Bu yenilgi üzerine Göktürklere düşman olan kavimler büsbütün hiddetlendiler, av
yerinde toplandılar ve bir arada konuştular. Dediler ki: "Göktürklere hile
yapmazsak işimiz sonunda pek yaman olacak."

Bu konuşmadan sonra, tan ağarınca, sanki baskına uğramışlar gibi, işe yaramayan
malları bırakıp kaçtılar. Bunu gören Göktürkler: "Düşmanlarımızda savaşacak hal
kalmadı, kaçıyorlar" diye düşünerek, kaçanların arkasına düştüler. Düşmanlar,
Göktürkleri görünce hemen geri döndüler, Göktürkleri gafil avladılar, vuruşmağa
başladılar. Düşmanlar galip geldi, Göktürkler yenildi. Düşman, Göktürkleri vura
öldüre çadırlarına kadar geldi. Çadırlarını ve mallarını öyle bir yıkıp
yağmaladırlar ki bir ev bile kalmadı. Büyüklerin hepsini kılıçtan geçirdiler,
küçükler kul edinler ve her birini alıp kendi evlerine götürdüler.

O zamanlar Göktürklerin başında İl Han hakan olarak bulunuyordu. İl Han' ın da
bir çok oğlu vardı. Çocukların hepsi bu savaşta öldü.
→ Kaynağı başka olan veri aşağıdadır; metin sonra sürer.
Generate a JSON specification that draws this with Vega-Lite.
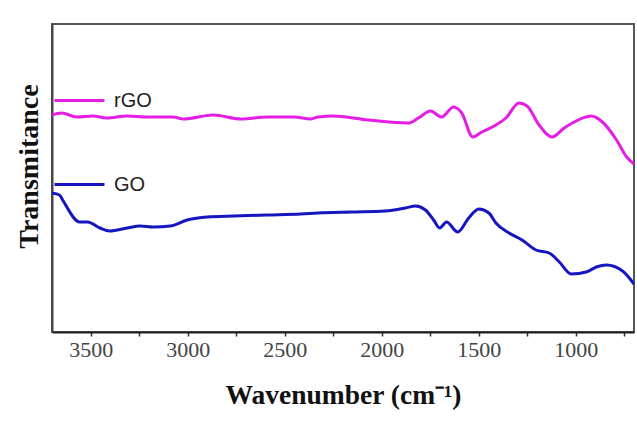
{
  "$schema": "https://vega.github.io/schema/vega-lite/v6.json",
  "width": 582,
  "height": 308,
  "autosize": "none",
  "padding": {"left": 52, "top": 24, "right": 3, "bottom": 91},
  "background": "white",
  "config": {
    "view": {"stroke": "#555", "strokeWidth": 2},
    "legend": {"padding": 0}
  },
  "data": {
    "values": [
      {"series": "rGO", "wn": 3700, "t": 217},
      {"series": "rGO", "wn": 3650, "t": 219},
      {"series": "rGO", "wn": 3573, "t": 215},
      {"series": "rGO", "wn": 3490, "t": 216},
      {"series": "rGO", "wn": 3417, "t": 214},
      {"series": "rGO", "wn": 3313, "t": 216},
      {"series": "rGO", "wn": 3210, "t": 215},
      {"series": "rGO", "wn": 3075, "t": 215},
      {"series": "rGO", "wn": 3023, "t": 213},
      {"series": "rGO", "wn": 2868, "t": 217},
      {"series": "rGO", "wn": 2728, "t": 213},
      {"series": "rGO", "wn": 2588, "t": 215},
      {"series": "rGO", "wn": 2453, "t": 215},
      {"series": "rGO", "wn": 2365, "t": 213},
      {"series": "rGO", "wn": 2329, "t": 215},
      {"series": "rGO", "wn": 2251, "t": 216},
      {"series": "rGO", "wn": 2070, "t": 212},
      {"series": "rGO", "wn": 1863, "t": 209},
      {"series": "rGO", "wn": 1811, "t": 214},
      {"series": "rGO", "wn": 1749, "t": 221},
      {"series": "rGO", "wn": 1692, "t": 215},
      {"series": "rGO", "wn": 1630, "t": 225},
      {"series": "rGO", "wn": 1588, "t": 219},
      {"series": "rGO", "wn": 1531, "t": 195},
      {"series": "rGO", "wn": 1484, "t": 200},
      {"series": "rGO", "wn": 1412, "t": 207},
      {"series": "rGO", "wn": 1360, "t": 214},
      {"series": "rGO", "wn": 1293, "t": 229},
      {"series": "rGO", "wn": 1251, "t": 226},
      {"series": "rGO", "wn": 1189, "t": 207},
      {"series": "rGO", "wn": 1122, "t": 195},
      {"series": "rGO", "wn": 1060, "t": 204},
      {"series": "rGO", "wn": 1018, "t": 209},
      {"series": "rGO", "wn": 920, "t": 216},
      {"series": "rGO", "wn": 863, "t": 210},
      {"series": "rGO", "wn": 790, "t": 192},
      {"series": "rGO", "wn": 738, "t": 175},
      {"series": "rGO", "wn": 700, "t": 168},
      {"series": "GO", "wn": 3700, "t": 139},
      {"series": "GO", "wn": 3661, "t": 137},
      {"series": "GO", "wn": 3645, "t": 132},
      {"series": "GO", "wn": 3557, "t": 110},
      {"series": "GO", "wn": 3516, "t": 110},
      {"series": "GO", "wn": 3453, "t": 104},
      {"series": "GO", "wn": 3402, "t": 101},
      {"series": "GO", "wn": 3313, "t": 104},
      {"series": "GO", "wn": 3246, "t": 106},
      {"series": "GO", "wn": 3179, "t": 105},
      {"series": "GO", "wn": 3091, "t": 106},
      {"series": "GO", "wn": 3003, "t": 112},
      {"series": "GO", "wn": 2899, "t": 115},
      {"series": "GO", "wn": 2764, "t": 116},
      {"series": "GO", "wn": 2588, "t": 117},
      {"series": "GO", "wn": 2417, "t": 118},
      {"series": "GO", "wn": 2329, "t": 119},
      {"series": "GO", "wn": 2158, "t": 120},
      {"series": "GO", "wn": 1982, "t": 121},
      {"series": "GO", "wn": 1878, "t": 124},
      {"series": "GO", "wn": 1826, "t": 126},
      {"series": "GO", "wn": 1775, "t": 122},
      {"series": "GO", "wn": 1733, "t": 112},
      {"series": "GO", "wn": 1702, "t": 104},
      {"series": "GO", "wn": 1666, "t": 110},
      {"series": "GO", "wn": 1609, "t": 100},
      {"series": "GO", "wn": 1552, "t": 114},
      {"series": "GO", "wn": 1500, "t": 123},
      {"series": "GO", "wn": 1448, "t": 119},
      {"series": "GO", "wn": 1412, "t": 109},
      {"series": "GO", "wn": 1344, "t": 99},
      {"series": "GO", "wn": 1277, "t": 92},
      {"series": "GO", "wn": 1205, "t": 82},
      {"series": "GO", "wn": 1137, "t": 79},
      {"series": "GO", "wn": 1085, "t": 70},
      {"series": "GO", "wn": 1023, "t": 58},
      {"series": "GO", "wn": 946, "t": 60},
      {"series": "GO", "wn": 894, "t": 65},
      {"series": "GO", "wn": 842, "t": 67},
      {"series": "GO", "wn": 759, "t": 61},
      {"series": "GO", "wn": 700, "t": 48}
    ]
  },
  "mark": {"type": "line", "strokeWidth": 3, "interpolate": "monotone"},
  "encoding": {
    "x": {
      "field": "wn",
      "type": "quantitative",
      "scale": {"domain": [3700, 700], "nice": false, "zero": false},
      "axis": {
        "title": "Wavenumber (cm⁻¹)",
        "titleFont": "Liberation Serif",
        "titleFontWeight": "bold",
        "titleFontSize": 27.5,
        "titleColor": "#111",
        "titleBaseline": "alphabetic",
        "titleY": 71,
        "values": [3500, 3250, 3000, 2750, 2500, 2250, 2000, 1750, 1500, 1250, 1000, 750],
        "labelExpr": "datum.value % 500 == 0 ? datum.label : ''",
        "format": "d",
        "labelFont": "Liberation Serif",
        "labelFontSize": 22,
        "labelColor": "#444",
        "labelPadding": 3,
        "tickSize": 4,
        "tickColor": "#333",
        "tickWidth": 1.5,
        "domainColor": "#222",
        "domainWidth": 2,
        "grid": false
      }
    },
    "y": {
      "field": "t",
      "type": "quantitative",
      "scale": {"domain": [0, 308], "nice": false, "zero": false},
      "axis": {
        "title": "Transmitance",
        "titleFont": "Liberation Serif",
        "titleFontWeight": "bold",
        "titleFontSize": 28,
        "titleColor": "#111",
        "titleBaseline": "alphabetic",
        "titleX": -15,
        "titleY": 142,
        "labels": false,
        "ticks": false,
        "grid": false,
        "domainColor": "#444",
        "domainWidth": 2
      }
    },
    "color": {
      "field": "series",
      "type": "nominal",
      "scale": {"domain": ["rGO", "GO"], "range": ["#e41ee4", "#1616c0"]},
      "legend": {
        "title": null,
        "orient": "none",
        "legendX": 1,
        "legendY": 50,
        "symbolType": "stroke",
        "symbolSize": 2500,
        "symbolStrokeWidth": 3,
        "labelFont": "Liberation Sans",
        "labelFontSize": 20,
        "labelColor": "#222",
        "labelOffset": 8,
        "rowPadding": 47
      }
    }
  }
}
Yalnız Kayan adındaki en
küçük oğlu sağ kaldı. Kayan (Kayı Han) adında bir de yeğeni vardı. Kayan ile
Tukuz (Kayı Han ile Dokuz Oğuz) her ikisi de düşmana esir olmuşlardı. Fakat on
gün geçmeden, kadınlarını da kurtarıp beraberine olarak atlanıp bir gece
düşmandan kaçtılar ve esirlikten kurtular. Göktürk yurduna gelmediler. Burada
düşmandan kaçıp gelen birçok deve, at öküz ve koyun buldular. Oturup düşündüler:
"Dört bir yanımız düşman dolu bizi yaşatmazlar" dediler; "En iyisi dağların
içinde insan yolu düşmez sapa bir yer bulup orada yerleşelim" diye karar verip,
sürülerini de olarak doğa doğru varıp göçtüler.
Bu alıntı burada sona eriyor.